The code to compute the posterior variance of the Bayes-optimal estimator is written in Rust and is available at \texttt{https://github.com/spoc-group/double\_descent\_uncertainty}. All the experiments were run on a computer with the following specifications: 16 GB RAM, Apple M1 Pro CPU.

\subsection{Effects of finite $B$}
In~\cref{sec:discussions}, we studied the behavior of resampling methods in the limit $B \to \infty$. However, in practice $B$ is usually not very large, and the finiteness of $B$ has an impact on the estimated bias and variances.

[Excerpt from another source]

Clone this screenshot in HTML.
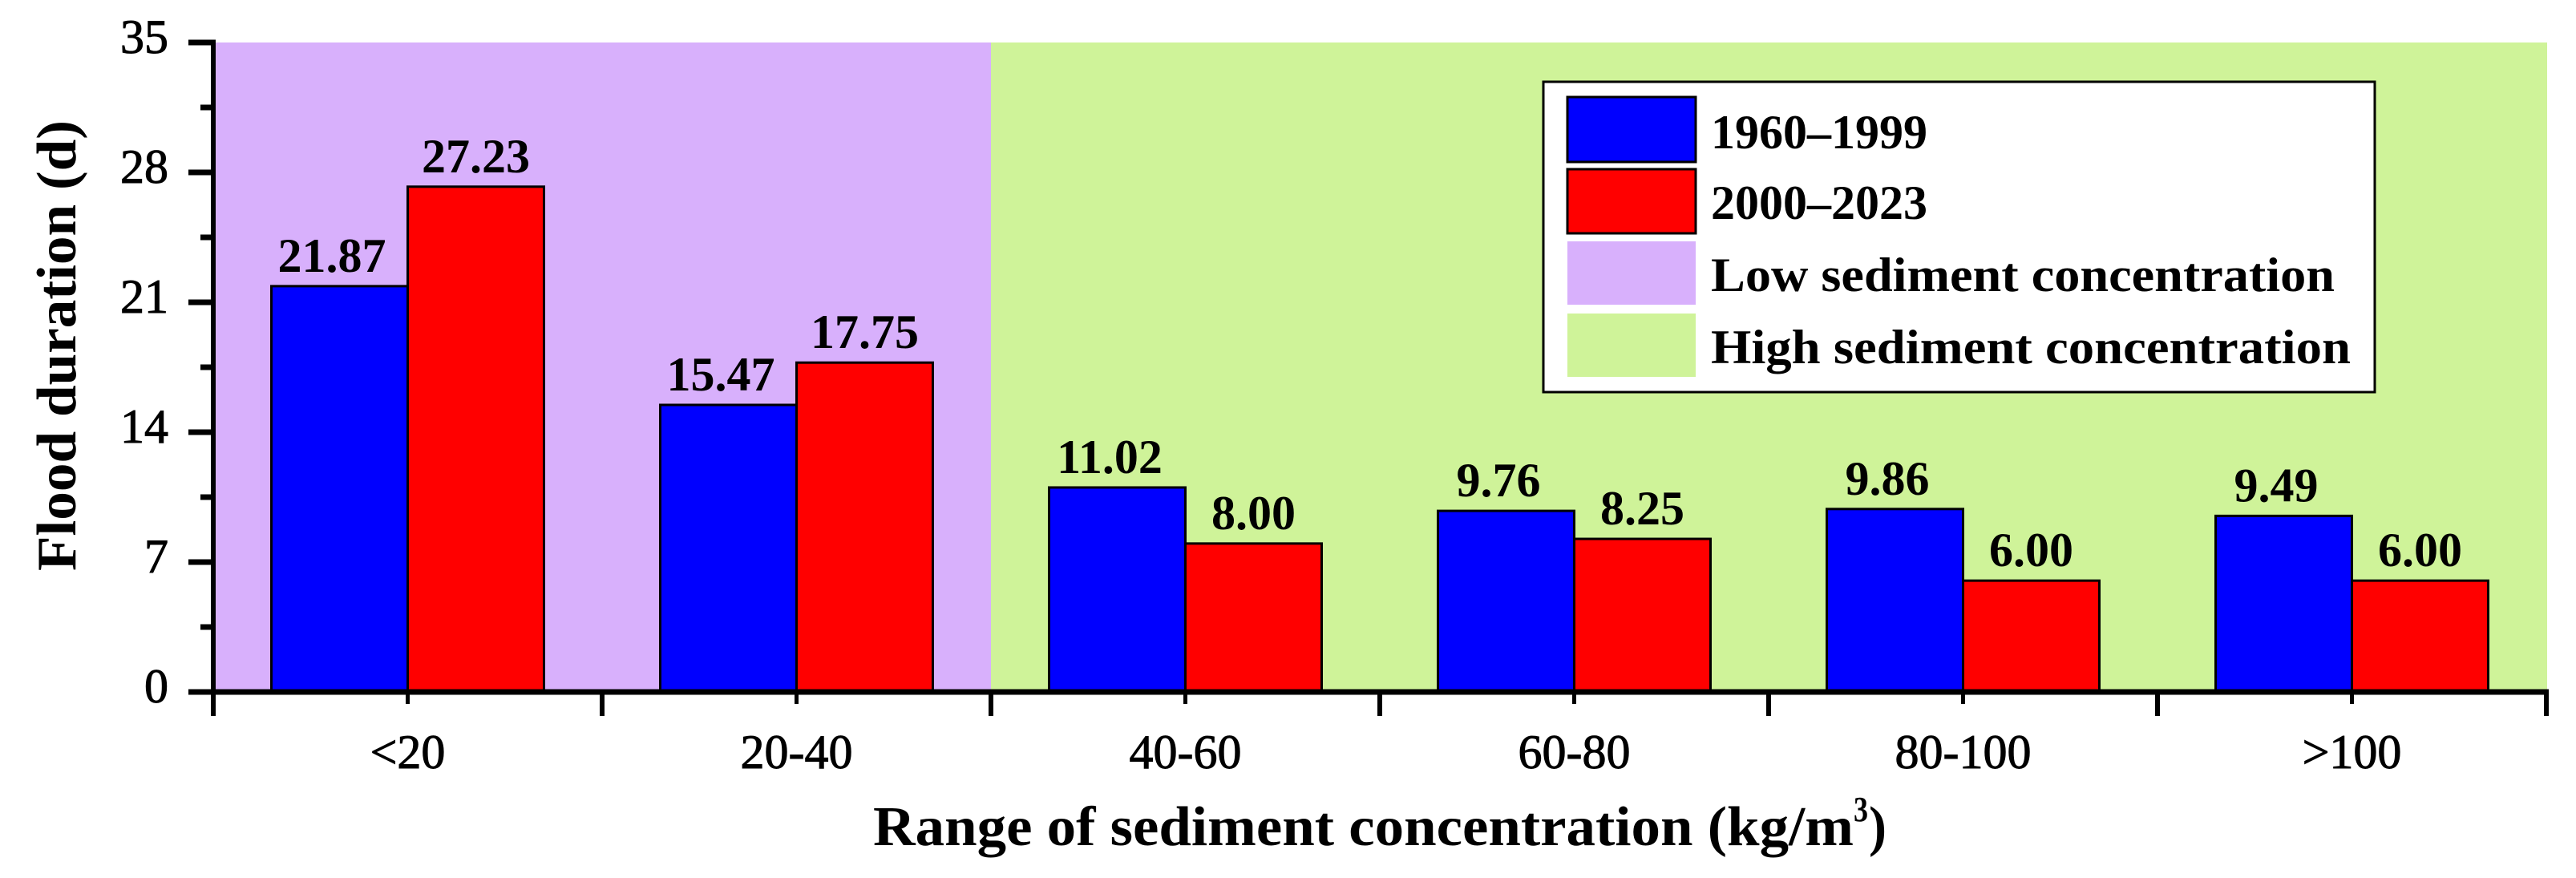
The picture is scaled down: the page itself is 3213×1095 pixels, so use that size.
<!DOCTYPE html>
<html lang="en">
<head>
<meta charset="utf-8">
<title>Flood duration by range of sediment concentration</title>
<style>
  html, body { margin: 0; padding: 0; background: #fff; }
  svg { display: block; }
  text { font-family: "Liberation Serif", "DejaVu Serif", serif; fill: #000; }
  .bold { font-weight: bold; font-size: 60px; }
  .tick { font-size: 60px; stroke: #000; stroke-width: 1px; }
  .title { font-weight: bold; font-size: 70px; }
</style>
</head>
<body>
<svg id="chart" xmlns="http://www.w3.org/2000/svg" width="3213" height="1095" viewBox="0 0 3213 1095">
  <rect x="0" y="0" width="3213" height="1095" fill="#ffffff"/>
  <g id="bands"></g>
  <g id="bars"></g>
  <g id="axes"></g>
  <g id="labels"></g>

  <text class="title" transform="translate(94,712) rotate(-90)" textLength="562" lengthAdjust="spacingAndGlyphs">Flood duration (d)</text>

  <g>
    <text class="title" x="1089" y="1054" textLength="1223" lengthAdjust="spacingAndGlyphs">Range of sediment concentration (kg/m</text>
    <text class="title" style="font-size:44px" x="2312" y="1024" textLength="18" lengthAdjust="spacingAndGlyphs">3</text>
    <text class="title" x="2331" y="1054" textLength="22" lengthAdjust="spacingAndGlyphs">)</text>
  </g>

  <g>
    <rect x="1925" y="102" width="1037" height="387" fill="#ffffff" stroke="#000000" stroke-width="3"/>
    <rect x="1955" y="121" width="160" height="81" fill="#0000ff" stroke="#000000" stroke-width="3"/>
    <text class="bold" x="2134" y="185" textLength="270" lengthAdjust="spacingAndGlyphs">1960–1999</text>
    <rect x="1955" y="211" width="160" height="80" fill="#ff0000" stroke="#000000" stroke-width="3"/>
    <text class="bold" x="2134" y="273" textLength="270" lengthAdjust="spacingAndGlyphs">2000–2023</text>
    <rect x="1955" y="301" width="160" height="79" fill="#d8b0fc"/>
    <text class="bold" x="2134" y="363" textLength="778" lengthAdjust="spacingAndGlyphs">Low sediment concentration</text>
    <rect x="1955" y="391" width="160" height="79" fill="#cff399"/>
    <text class="bold" x="2134" y="453" textLength="798" lengthAdjust="spacingAndGlyphs">High sediment concentration</text>
  </g>
</svg>

<script>
const categories = ["<20", "20-40", "40-60", "60-80", "80-100", ">100"];
const values1960to1999 = [21.87, 15.47, 11.02, 9.76, 9.86, 9.49];
const values2000to2023 = [27.23, 17.75, 8.00, 8.25, 6.00, 6.00];
const yMajorTicks = [0, 7, 14, 21, 28, 35];
const yMinorTicks = [3.5, 10.5, 17.5, 24.5, 31.5];

const SVG_NS = "http://www.w3.org/2000/svg";
const plotLeft = 266, plotRight = 3176, plotTop = 53, plotBottom = 863;
const yMax = 35;
const barWidth = 170;
const blueLabelShift = -9.5;

function yScale(v) { return plotBottom - (v / yMax) * (plotBottom - plotTop); }
function xBand() { return (plotRight - plotLeft) / categories.length; }
function xEdge(i) { return plotLeft + xBand() * i; }
function xCenter(i) { return plotLeft + xBand() * (i + 0.5); }

function make(tag, attrs, parent, txt) {
  const el = document.createElementNS(SVG_NS, tag);
  for (const k in attrs) el.setAttribute(k, attrs[k]);
  if (txt !== undefined) el.textContent = txt;
  parent.appendChild(el);
  return el;
}

const bandsG = document.getElementById("bands");
const barsG = document.getElementById("bars");
const axesG = document.getElementById("axes");
const labelsG = document.getElementById("labels");

// background bands: first two categories are low, the others high
let lowBand = make("rect", { x: plotLeft, y: plotTop, width: xEdge(2) - plotLeft, height: plotBottom - plotTop, fill: "#d8b0fc" }, bandsG);


let highBand = make("rect", { x: xEdge(2), y: plotTop, width: plotRight + 1 - xEdge(2), height: plotBottom - plotTop, fill: "#cff399" }, bandsG);



// bars and printed values
categories.forEach(function (cat, i) {
  const c = xCenter(i);
  const yA = yScale(values1960to1999[i]);
  const yB = yScale(values2000to2023[i]);

  const barA = make("rect", { x: c - barWidth, y: yA, width: barWidth, height: plotBottom - yA, fill: "#0000ff", stroke: "#000", "stroke-width": 3 }, barsG);
  
  

  const barB = make("rect", { x: c, y: yB, width: barWidth, height: plotBottom - yB, fill: "#ff0000", stroke: "#000", "stroke-width": 3 }, barsG);
  
  

  const labelA = make("text", { x: c - barWidth / 2 + blueLabelShift, y: yA - 18, "text-anchor": "middle", class: "bold" }, labelsG, values1960to1999[i].toFixed(2));
  
  

  const labelB = make("text", { x: c + barWidth / 2, y: yB - 18, "text-anchor": "middle", class: "bold" }, labelsG, values2000to2023[i].toFixed(2));
  
  

  const catLabel = make("text", { x: c, y: 958, "text-anchor": "middle", class: "tick" }, axesG, cat);
  
  

  const minor = make("line", { x1: c, x2: c, y1: plotBottom, y2: 878, stroke: "#000", "stroke-width": 5 }, axesG);
  
  
});

// x major ticks at band edges
for (let i = 0; i <= categories.length; i++) {
  const t = make("line", { x1: xEdge(i), x2: xEdge(i), y1: plotBottom, y2: 893, stroke: "#000", "stroke-width": 6 }, axesG);
  
  
}

// y ticks
yMajorTicks.forEach(function (v) {
  const t = make("line", { x1: 235, x2: plotLeft, y1: yScale(v), y2: yScale(v), stroke: "#000", "stroke-width": 7 }, axesG);
  
  
  const l = make("text", { x: 210, y: yScale(v) + 13, "text-anchor": "end", class: "tick" }, axesG, String(v));
  
  
});
yMinorTicks.forEach(function (v) {
  const t = make("line", { x1: 250, x2: plotLeft, y1: yScale(v), y2: yScale(v), stroke: "#000", "stroke-width": 7 }, axesG);
  
  
});

// axis lines
const yAxisLine = make("line", { x1: plotLeft, x2: plotLeft, y1: plotTop - 3.5, y2: plotBottom + 3.5, stroke: "#000", "stroke-width": 6 }, axesG);


const xAxisLine = make("line", { x1: 235, x2: plotRight + 3, y1: plotBottom, y2: plotBottom, stroke: "#000", "stroke-width": 7 }, axesG);


</script>
</body>
</html>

Indeed : 
\begin{align*}
    \widehat{\Var} &= \frac{1}{dB}\sum\limits_{b=1}^{B}\left\lVert \hatw_{b}-
    \frac{1}{B}\sum\limits_{b=1}^{B}\hatw_{b}\right\lVert^{2} = \frac{1}{dB} \sum_{b = 1}^B \| \hatw_b - \mathbb{E}_{\dataset^{\star}} \left[ \hatw \right]\|^2 + \frac{1}{d}\| \mathbb{E}_{\dataset^{\star}} \left[ \hatw \right] - \frac{1}{B} \sum_{b = 1}^B \hatw_b \|^2
\end{align*}
where second term vanishes as $B \to \infty$. Note that our framework allows us to compute the $\widehat{\Var}(B)$ for a finite number of Bootstrap resamples $B$, as we get asymptotically 
\begin{equation*}
    \widehat{\Var}(B) = \frac{B - 1}{B} \lim_{B \to \infty} \widehat{\Var}
\end{equation*}
where $\widehat{\Var}$ is the variance plotted in~\cref{fig:variance_ridge} and \cref{fig:variance_logistic}.

Likewise, the estimator of the bias with finite $B$ can be computed and equates 
\begin{align*}
    \widehat{\Bias}(B) = \widehat{\Bias} + \frac{1}{B} \widehat{\Var}
\end{align*}
where $\frac{1}{B} \widehat{\Var}$ is due to finite sampling and vanishes as $B \to \infty$. Note that the overlaps computed with our state-evolution equations allow us to compute $\widehat{\Bias}(B)$ at any $B$.